When Jesus is crucified by the Romans, Mary Magdalene was there supporting him in his final terrifying moments and mourning his death. She also discovers the empty tomb, and she's a witness to the resurrection. She was there at the beginning of a movement that was going to transform the West.

But the Mary Magdalene that lives in our memories is quite different. In art, she's often semi-naked, or an isolated hermit repenting for her sins in the wilderness: an outcast. Her primary link with Jesus is as the woman washing and anointing his feet. But we know her best as a prostitute.

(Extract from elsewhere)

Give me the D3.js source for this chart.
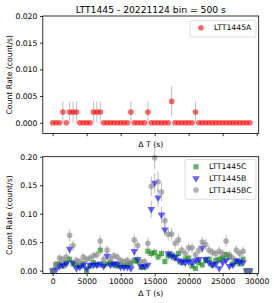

The whole story of Mary as a prostitute, who is fallen and redeemed, is a very powerful image of redemption a signal that no matter how low one has fallen, one can be redeemed.

Powerful as this image may be, it is not the story of Mary Magdalene. Mary Magdalene is mentioned in each of the four gospels in the New Testament, but not once does it mention that she was a prostitute or a sinner. At some point Mary Magdalene became confused with two other women in the Bible: Mary, the sister of Martha, and the unnamed sinner from Luke's gospel (7:36-50) both of whom wash Jesus' feet with their hair. In the 6th Century, Pope Gregory the Great made this assumption official by declaring in a sermon that these three characters were actually the same person: Mary Magdalene, repentant saint. The Catholic Church did later declare that Mary Magdalene was not the penitent sinner, but this was not until 1969. After so long the reputation still lingers.

Mary Magdalene is considered a saint by the Roman Catholic, Eastern Orthodox, Anglican, and Lutheran churches with a feast day of 22nd July. The Eastern Orthodox churches also commemorate her on the Sunday of the Myrrhbearers which is the second Sunday after Pascha (Easter). She is also an important figure in the Bahá'í faith.